▶ WHAT YOU ARE ASKED TO DO
Reproduce nothing but the lines from the start of the material through the line that includes "import * as", both ends included, and omit every picture.

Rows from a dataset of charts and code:
>>>>>

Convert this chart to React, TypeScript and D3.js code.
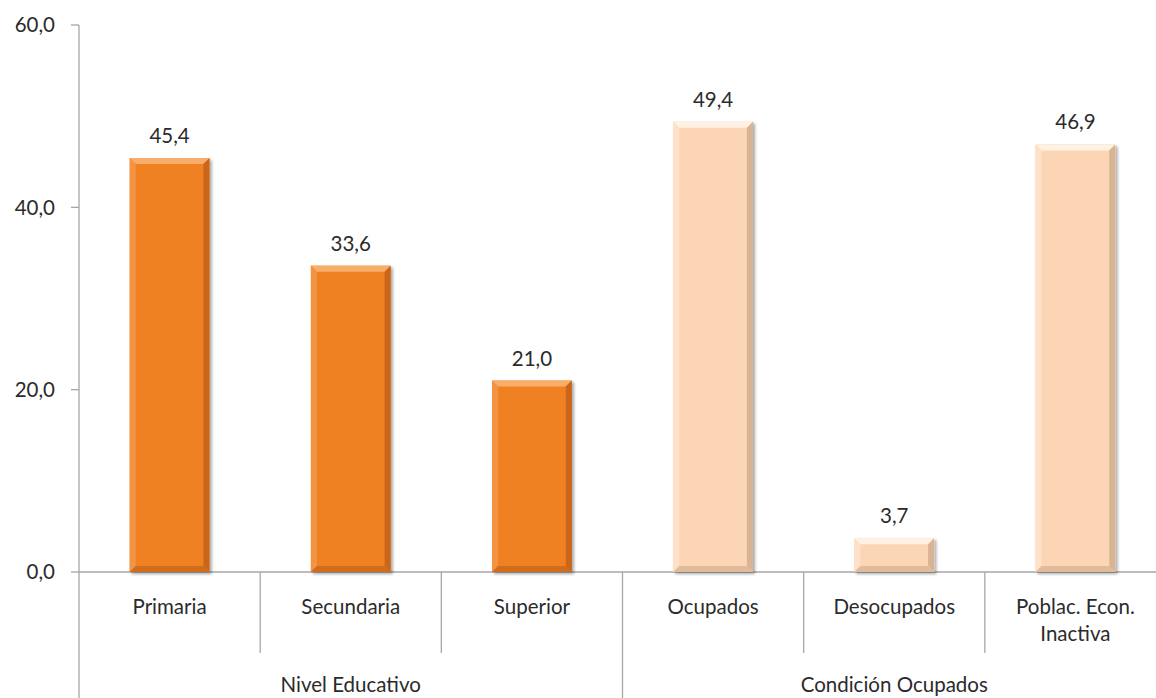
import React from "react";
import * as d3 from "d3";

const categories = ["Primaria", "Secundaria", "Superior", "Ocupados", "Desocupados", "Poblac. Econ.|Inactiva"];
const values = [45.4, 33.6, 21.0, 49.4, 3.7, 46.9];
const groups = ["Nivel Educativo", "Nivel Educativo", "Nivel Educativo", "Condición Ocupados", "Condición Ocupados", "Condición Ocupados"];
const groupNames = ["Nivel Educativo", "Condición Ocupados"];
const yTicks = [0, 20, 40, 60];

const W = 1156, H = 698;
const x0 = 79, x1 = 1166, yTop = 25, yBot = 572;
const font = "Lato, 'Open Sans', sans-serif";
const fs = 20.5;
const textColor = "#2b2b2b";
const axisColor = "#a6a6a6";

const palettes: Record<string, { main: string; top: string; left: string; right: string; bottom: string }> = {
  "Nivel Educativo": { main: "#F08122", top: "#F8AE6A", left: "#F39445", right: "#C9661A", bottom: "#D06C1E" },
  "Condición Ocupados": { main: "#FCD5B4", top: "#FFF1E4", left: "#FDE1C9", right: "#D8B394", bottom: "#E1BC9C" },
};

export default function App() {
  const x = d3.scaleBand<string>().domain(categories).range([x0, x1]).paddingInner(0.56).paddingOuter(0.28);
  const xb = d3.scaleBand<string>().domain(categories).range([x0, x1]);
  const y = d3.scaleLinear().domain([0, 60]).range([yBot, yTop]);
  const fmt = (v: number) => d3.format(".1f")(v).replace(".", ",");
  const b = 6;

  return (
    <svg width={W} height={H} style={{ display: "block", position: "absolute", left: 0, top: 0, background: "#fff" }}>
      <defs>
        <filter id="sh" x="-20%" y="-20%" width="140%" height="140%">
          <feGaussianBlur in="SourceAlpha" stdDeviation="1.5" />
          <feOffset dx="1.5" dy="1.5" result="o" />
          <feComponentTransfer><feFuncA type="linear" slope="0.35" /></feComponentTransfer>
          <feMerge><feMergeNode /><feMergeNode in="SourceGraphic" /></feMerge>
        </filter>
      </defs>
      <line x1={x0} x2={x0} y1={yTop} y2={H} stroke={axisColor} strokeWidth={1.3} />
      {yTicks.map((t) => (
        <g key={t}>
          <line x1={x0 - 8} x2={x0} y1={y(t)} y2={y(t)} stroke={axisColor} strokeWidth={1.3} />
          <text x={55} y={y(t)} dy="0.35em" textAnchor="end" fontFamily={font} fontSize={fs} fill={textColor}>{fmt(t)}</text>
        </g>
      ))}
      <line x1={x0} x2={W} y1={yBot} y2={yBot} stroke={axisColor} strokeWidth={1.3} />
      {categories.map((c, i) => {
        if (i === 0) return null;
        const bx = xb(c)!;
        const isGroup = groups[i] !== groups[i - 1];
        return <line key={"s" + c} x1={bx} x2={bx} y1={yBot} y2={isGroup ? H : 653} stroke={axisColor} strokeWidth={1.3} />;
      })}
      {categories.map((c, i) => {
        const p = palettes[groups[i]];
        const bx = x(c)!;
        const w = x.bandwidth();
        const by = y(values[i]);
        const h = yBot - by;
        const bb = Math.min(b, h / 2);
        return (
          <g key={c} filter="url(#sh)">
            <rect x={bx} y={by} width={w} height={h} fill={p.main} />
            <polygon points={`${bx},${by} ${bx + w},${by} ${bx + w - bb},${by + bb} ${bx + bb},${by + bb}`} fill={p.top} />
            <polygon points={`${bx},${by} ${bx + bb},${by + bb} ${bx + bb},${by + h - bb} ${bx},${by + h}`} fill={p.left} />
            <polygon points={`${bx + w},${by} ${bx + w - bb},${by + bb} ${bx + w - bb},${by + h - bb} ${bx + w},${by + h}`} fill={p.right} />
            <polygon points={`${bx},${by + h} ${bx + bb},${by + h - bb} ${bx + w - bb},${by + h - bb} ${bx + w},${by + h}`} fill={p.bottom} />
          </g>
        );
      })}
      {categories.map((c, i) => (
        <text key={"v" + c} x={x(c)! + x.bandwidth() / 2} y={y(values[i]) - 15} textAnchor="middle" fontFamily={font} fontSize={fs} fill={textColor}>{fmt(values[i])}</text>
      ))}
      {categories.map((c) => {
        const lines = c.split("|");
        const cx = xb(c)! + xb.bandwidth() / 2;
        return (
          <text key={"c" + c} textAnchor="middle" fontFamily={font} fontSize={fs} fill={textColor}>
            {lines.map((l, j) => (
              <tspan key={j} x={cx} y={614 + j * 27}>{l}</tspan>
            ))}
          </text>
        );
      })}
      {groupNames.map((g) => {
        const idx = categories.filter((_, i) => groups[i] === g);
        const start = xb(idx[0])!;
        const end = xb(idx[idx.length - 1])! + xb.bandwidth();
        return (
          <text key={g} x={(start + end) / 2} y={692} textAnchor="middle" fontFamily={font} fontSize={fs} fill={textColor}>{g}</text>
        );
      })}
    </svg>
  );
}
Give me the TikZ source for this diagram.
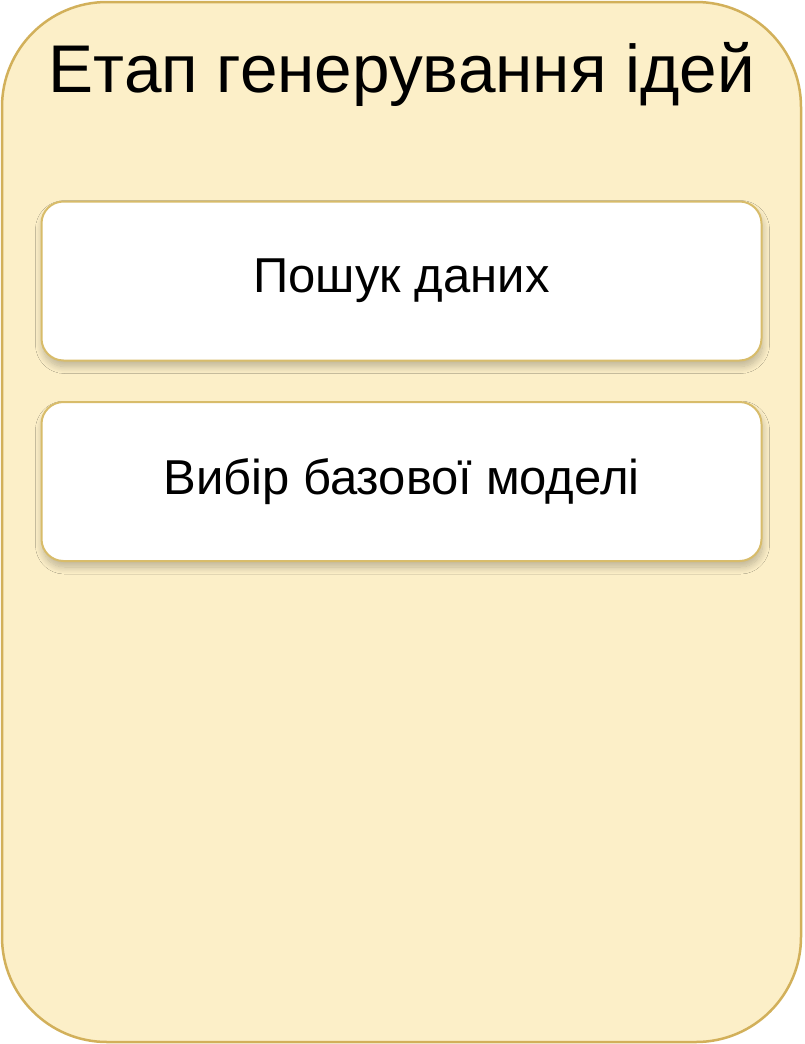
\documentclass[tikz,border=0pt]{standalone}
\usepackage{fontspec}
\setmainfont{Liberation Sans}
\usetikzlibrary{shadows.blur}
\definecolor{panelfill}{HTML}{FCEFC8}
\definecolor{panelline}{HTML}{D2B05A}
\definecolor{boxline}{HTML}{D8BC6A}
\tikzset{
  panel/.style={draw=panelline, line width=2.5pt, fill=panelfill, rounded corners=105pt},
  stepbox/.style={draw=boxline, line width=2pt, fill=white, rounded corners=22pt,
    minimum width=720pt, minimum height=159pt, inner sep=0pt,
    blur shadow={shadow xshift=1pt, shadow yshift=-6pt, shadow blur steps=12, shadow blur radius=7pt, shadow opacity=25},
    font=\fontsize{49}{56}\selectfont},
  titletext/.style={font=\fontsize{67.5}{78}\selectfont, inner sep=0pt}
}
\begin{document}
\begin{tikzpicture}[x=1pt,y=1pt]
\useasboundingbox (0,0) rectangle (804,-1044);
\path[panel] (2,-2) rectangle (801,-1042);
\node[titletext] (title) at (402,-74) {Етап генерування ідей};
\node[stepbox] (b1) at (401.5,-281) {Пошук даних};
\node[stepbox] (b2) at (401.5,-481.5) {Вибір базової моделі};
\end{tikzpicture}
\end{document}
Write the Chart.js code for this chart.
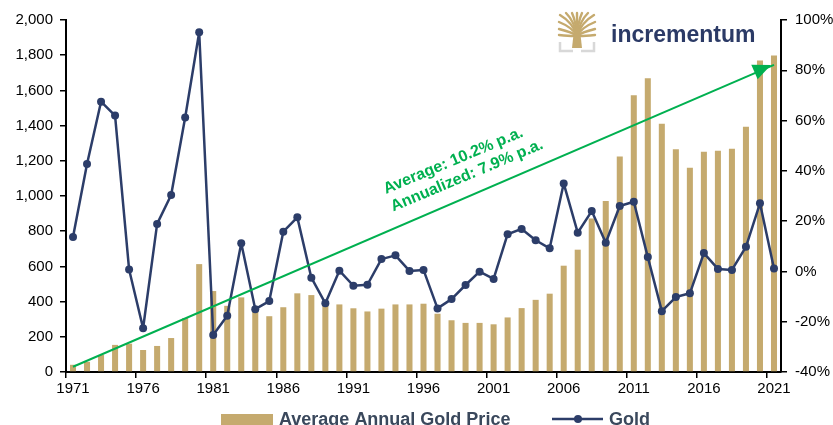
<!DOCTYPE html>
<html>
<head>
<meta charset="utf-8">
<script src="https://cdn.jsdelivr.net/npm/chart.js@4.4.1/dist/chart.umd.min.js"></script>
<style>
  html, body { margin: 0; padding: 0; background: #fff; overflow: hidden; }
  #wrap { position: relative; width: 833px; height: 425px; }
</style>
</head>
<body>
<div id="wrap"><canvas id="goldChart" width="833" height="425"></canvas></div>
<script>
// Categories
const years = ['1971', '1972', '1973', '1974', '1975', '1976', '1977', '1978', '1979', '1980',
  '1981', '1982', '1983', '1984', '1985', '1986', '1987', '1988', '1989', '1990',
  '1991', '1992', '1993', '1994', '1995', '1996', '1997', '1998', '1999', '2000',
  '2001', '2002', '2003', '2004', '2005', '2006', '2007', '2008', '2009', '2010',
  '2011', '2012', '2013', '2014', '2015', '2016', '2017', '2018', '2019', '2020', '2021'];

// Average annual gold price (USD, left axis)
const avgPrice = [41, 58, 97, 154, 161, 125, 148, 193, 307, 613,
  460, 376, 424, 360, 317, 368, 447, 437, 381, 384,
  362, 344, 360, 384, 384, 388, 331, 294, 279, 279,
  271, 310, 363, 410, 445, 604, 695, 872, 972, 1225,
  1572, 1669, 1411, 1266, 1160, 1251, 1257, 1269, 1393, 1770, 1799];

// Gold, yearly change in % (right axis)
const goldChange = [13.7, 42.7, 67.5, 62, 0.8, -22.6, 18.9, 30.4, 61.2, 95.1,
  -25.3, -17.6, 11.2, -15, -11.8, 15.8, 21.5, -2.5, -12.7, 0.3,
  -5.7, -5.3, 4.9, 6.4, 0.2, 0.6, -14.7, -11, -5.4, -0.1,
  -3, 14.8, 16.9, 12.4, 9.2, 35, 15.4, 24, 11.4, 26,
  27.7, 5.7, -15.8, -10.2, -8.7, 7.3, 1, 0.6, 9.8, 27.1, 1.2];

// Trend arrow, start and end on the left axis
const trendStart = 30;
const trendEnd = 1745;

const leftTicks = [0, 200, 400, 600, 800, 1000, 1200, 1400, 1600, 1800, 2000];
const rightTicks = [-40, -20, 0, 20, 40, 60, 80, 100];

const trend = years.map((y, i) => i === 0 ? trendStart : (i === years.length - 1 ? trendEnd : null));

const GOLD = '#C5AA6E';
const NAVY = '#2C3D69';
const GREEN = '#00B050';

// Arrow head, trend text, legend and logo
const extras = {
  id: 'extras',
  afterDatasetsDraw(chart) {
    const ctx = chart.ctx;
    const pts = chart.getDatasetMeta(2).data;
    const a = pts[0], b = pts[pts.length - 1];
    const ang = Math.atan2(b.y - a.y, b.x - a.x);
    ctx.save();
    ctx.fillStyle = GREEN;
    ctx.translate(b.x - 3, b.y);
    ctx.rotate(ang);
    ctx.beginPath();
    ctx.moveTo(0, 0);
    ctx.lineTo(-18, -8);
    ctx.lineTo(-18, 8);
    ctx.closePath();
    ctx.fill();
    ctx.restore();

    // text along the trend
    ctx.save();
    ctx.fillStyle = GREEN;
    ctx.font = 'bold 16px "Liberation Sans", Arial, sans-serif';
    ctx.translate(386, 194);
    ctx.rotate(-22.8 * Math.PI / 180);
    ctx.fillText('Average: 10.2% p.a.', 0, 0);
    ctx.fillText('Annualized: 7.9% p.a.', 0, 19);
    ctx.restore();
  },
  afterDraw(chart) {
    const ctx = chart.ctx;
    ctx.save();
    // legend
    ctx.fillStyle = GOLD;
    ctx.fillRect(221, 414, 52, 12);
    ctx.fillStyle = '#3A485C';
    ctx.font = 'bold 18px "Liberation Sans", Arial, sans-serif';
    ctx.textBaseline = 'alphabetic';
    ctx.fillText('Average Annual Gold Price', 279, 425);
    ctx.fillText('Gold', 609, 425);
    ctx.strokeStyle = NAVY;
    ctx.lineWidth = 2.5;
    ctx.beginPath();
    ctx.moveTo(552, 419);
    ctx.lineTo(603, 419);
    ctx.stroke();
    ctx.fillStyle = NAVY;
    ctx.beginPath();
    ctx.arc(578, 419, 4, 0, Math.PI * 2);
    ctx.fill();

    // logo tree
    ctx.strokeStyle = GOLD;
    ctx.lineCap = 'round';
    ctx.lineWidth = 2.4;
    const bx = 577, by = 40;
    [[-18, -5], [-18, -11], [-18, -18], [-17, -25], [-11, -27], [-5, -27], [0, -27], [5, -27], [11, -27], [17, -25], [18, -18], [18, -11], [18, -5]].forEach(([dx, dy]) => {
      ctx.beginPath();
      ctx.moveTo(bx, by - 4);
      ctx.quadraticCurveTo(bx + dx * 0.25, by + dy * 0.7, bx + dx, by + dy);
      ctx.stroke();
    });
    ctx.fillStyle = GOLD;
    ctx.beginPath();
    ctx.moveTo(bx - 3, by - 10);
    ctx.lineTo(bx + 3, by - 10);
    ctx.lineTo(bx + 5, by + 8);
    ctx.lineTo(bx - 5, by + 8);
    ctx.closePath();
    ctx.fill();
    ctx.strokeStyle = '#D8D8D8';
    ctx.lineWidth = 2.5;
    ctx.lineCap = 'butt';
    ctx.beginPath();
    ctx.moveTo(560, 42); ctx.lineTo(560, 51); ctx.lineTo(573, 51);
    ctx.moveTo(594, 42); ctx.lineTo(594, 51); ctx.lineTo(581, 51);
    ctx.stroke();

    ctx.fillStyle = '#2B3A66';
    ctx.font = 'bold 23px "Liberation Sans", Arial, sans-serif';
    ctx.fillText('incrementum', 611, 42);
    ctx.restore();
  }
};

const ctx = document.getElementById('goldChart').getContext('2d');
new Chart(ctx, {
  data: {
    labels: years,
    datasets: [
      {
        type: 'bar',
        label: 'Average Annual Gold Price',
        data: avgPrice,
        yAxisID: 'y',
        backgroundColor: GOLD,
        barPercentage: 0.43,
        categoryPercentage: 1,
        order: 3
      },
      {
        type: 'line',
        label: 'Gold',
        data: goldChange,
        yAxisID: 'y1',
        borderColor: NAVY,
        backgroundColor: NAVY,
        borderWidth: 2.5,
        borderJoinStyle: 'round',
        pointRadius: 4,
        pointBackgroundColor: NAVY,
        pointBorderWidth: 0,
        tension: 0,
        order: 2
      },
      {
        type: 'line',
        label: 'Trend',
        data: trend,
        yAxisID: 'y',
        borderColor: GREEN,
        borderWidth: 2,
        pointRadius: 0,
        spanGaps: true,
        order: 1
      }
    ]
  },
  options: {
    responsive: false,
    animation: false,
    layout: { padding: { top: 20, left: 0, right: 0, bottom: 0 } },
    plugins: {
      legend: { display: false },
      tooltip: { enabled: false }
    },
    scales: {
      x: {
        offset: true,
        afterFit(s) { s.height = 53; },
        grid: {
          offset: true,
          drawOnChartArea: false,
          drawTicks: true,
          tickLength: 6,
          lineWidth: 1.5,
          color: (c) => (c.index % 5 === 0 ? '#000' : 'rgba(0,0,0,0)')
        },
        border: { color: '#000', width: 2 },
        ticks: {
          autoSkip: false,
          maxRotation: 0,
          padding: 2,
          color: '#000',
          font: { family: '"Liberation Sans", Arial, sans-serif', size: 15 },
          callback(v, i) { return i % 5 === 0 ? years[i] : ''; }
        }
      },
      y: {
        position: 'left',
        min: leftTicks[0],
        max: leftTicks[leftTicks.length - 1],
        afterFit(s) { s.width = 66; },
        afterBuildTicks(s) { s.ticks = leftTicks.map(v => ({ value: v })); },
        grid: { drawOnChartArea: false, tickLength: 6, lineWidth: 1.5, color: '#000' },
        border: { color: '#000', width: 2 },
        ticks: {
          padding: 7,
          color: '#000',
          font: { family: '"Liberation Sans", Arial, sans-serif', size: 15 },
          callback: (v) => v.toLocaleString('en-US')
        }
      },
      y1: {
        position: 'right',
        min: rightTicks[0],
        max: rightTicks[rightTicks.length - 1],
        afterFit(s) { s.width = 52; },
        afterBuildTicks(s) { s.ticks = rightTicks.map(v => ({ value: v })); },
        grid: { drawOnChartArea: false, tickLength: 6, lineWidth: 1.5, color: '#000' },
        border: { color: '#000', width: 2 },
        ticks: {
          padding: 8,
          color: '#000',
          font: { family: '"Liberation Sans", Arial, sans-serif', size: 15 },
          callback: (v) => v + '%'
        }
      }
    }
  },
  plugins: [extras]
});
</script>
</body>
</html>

<<<<<

▶ RESULT OF THIS EXERCISE
Convert this chart to React, TypeScript and D3.js code.
import React from "react";
import * as d3 from "d3";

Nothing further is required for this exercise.